As we continue to celebrate our 100th anniversary, we went to our consulting practice leaders and asked them three questions:
- How have things changed in their fields in the past 100 years?
- What are the biggest challenges they – and their clients – are about to face?
- What’s the most exciting thing they speculate is coming along?
This post looks at those questions through the eyes of Jill Spielberger, our Engagement consulting practice leader in the U.S.
Pulling the focus back to the person
Over 100 years, we’ve seen movement to an increasingly personal employee engagement experience. For the better part of the past century, the story had to be as general as possible to reach and inspire as many as possible. Organizations had to sell their value proposition broadly, highlighting differentiators that would appeal in general to their target audience (employees, candidates, retirees, etc.).
With the advent of personalized communication approximately forty years ago with impact printing, messaging became more targeted. The value proposition could inspire more individually. Personalized benefits statements of the 70s changed the conversation to be one-to-one. Enrollment elections could be summarized. Pension benefits could be presented individually.
Those benefits statements gave way to total compensation statements in the 80s and 90s that started to show the full picture of program value to the individual. Online total rewards systems took over in the 2000s with anywhere, anytime access to data.
Now we’re seeing the advent of total wellbeing portals that capture every aspect of the employer’s relationship with the employee – including tools and information to help coach an individual through their health, wealth and career goals.
Even the perspective of the story has changed. The organization used to take center stage. For years, it’s been a story of what the organization offers to the employee and how employees are rewarded for their efforts. Now, the individual is the focus. Messages are contextualized to be relevant based on what’s going on in their life. Users choose their preferred channel for interaction – from web, to call center, to chat, to e-mail, to print, to in-person. They even get messaging when and where they want it, from reminders of upcoming events they’ve scheduled to targeted action items that guide them through a process.

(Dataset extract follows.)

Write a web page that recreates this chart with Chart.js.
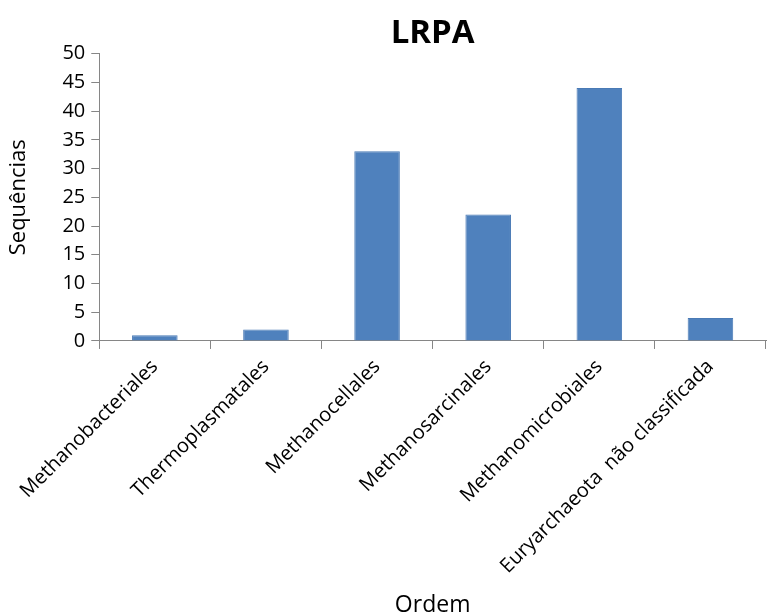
<!DOCTYPE html>
<html>
<head>
<meta charset="utf-8">
<script src="https://cdn.jsdelivr.net/npm/chart.js@4"></script>
<style>
  body { margin: 0; background: #fff; }
  #wrap { width: 771px; height: 616px; }
</style>
</head>
<body>
<div id="wrap"><canvas id="chart"></canvas></div>
<script>
const ordens = [
  "Methanobacteriales",
  "Thermoplasmatales",
  "Methanocellales",
  "Methanosarcinales",
  "Methanomicrobiales",
  "Euryarchaeota  não classificada"
];
const sequencias = [1, 2, 33, 22, 44, 4];

const axisColor = '#868686';
const fontFamily = '"Open Sans", "DejaVu Sans", sans-serif';

new Chart(document.getElementById('chart'), {
  type: 'bar',
  data: {
    labels: ordens,
    datasets: [{
      label: 'LRPA',
      data: sequencias,
      backgroundColor: '#4F81BD',
      borderColor: '#4A7AB5',
      borderWidth: 1,
      barPercentage: 0.41,
      categoryPercentage: 1
    }]
  },
  options: {
    responsive: true,
    maintainAspectRatio: false,
    animation: false,
    layout: { padding: { top: 0, right: 5, left: 6, bottom: -3 } },
    plugins: {
      legend: { display: false },
      tooltip: { enabled: false },
      title: {
        display: true,
        text: 'LRPA',
        fullSize: false,
        color: '#000',
        font: { family: fontFamily, size: 33, weight: 'bold' },
        padding: { top: 14, bottom: 0 }
      }
    },
    scales: {
      x: {
        border: { color: axisColor, width: 1 },
        grid: {
          offset: true,
          drawOnChartArea: false,
          drawTicks: true,
          tickLength: 8,
          color: axisColor
        },
        ticks: {
          color: '#000',
          minRotation: 45,
          maxRotation: 45,
          padding: 6,
          font: { family: fontFamily, size: 20 }
        },
        title: {
          display: true,
          text: 'Ordem',
          color: '#000',
          font: { family: fontFamily, size: 23 },
          padding: { top: 7, bottom: 0 }
        }
      },
      y: {
        min: 0,
        max: 50,
        border: { color: axisColor, width: 1 },
        grid: {
          drawOnChartArea: false,
          drawTicks: true,
          tickLength: 8,
          color: axisColor
        },
        ticks: {
          stepSize: 5,
          color: '#000',
          padding: 6,
          font: { family: fontFamily, size: 20 }
        },
        title: {
          display: true,
          text: 'Sequências',
          color: '#000',
          font: { family: fontFamily, size: 22 },
          padding: { top: 0, bottom: 24 }
        }
      }
    }
  }
});
</script>
</body>
</html>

All of this, of course, can and should be measured to assure every interaction with these HR consumers generates the outcomes the organization wants. Messages, media and timing can be tweaked to assure individuals are making the most of the HR programs available.
Along these lines of an employee-centric experience, the lines of communication have also changed. The top down method has been enhanced with a user-generated content model. Knowledge sharing across the organization – when harnessed effectively – can assure great ideas or learnings are not trapped. Collaboration across geographies, generations and skillsets ensure diversity of thought and experience. Communities emerge around common challenges and opportunities. Social interaction expands beyond the immediate workplace. Employees become increasingly engaged with the organization, even when employees themselves are the ones creating that encompassing environment.
Open dialog
With an increasingly mobile workforce, both in the channels they expect to interact and in their lack of loyalty to a single employers, engagement will need to evolve. Certainly, information and transactions will need to be readily available on any device – especially handheld. That also means that silos will need to be broken. To deliver from the user’s perspective, employers will need to find a way for their benefits, wellness, compensation, equity, retirement, performance management, learning management, etc. systems to seamlessly work together. Best of breeds will always emerge, so creating one unifying experience will be essential for minimizing user frustration.
The rise of the contingent workforce will require a dialog with workers that starts well before they contribute, continues during their work effort and remains in place once they leave. Key talent will need to be drawn back to the organization, perhaps even frequently, so engagement won’t solely be a “while employed” experience.
i-Engagement
We’re on the verge of creating a Siri, Sync or Alexa-type experience for HR. The more information we know about an individual and the more we can marry that data with the programs an organization offers, the more real a fully interactive, eligibility-driven question-and-answer experience can be. In the kitchen, an individual could call up recipes that align with their medical condition, through their Sync system in the car they check the balance in their HSA as they head out to the doctor and ask their iPhone how much PTO they have left as they plan a vacation while in the doctor’s waiting room.
Employers have access to the programs, data and information to help employees improve their own health, wealth and career. With emerging interactive technologies such as these, we can make sure individuals access and get the right life coaching at the right time to truly make a difference in their lives.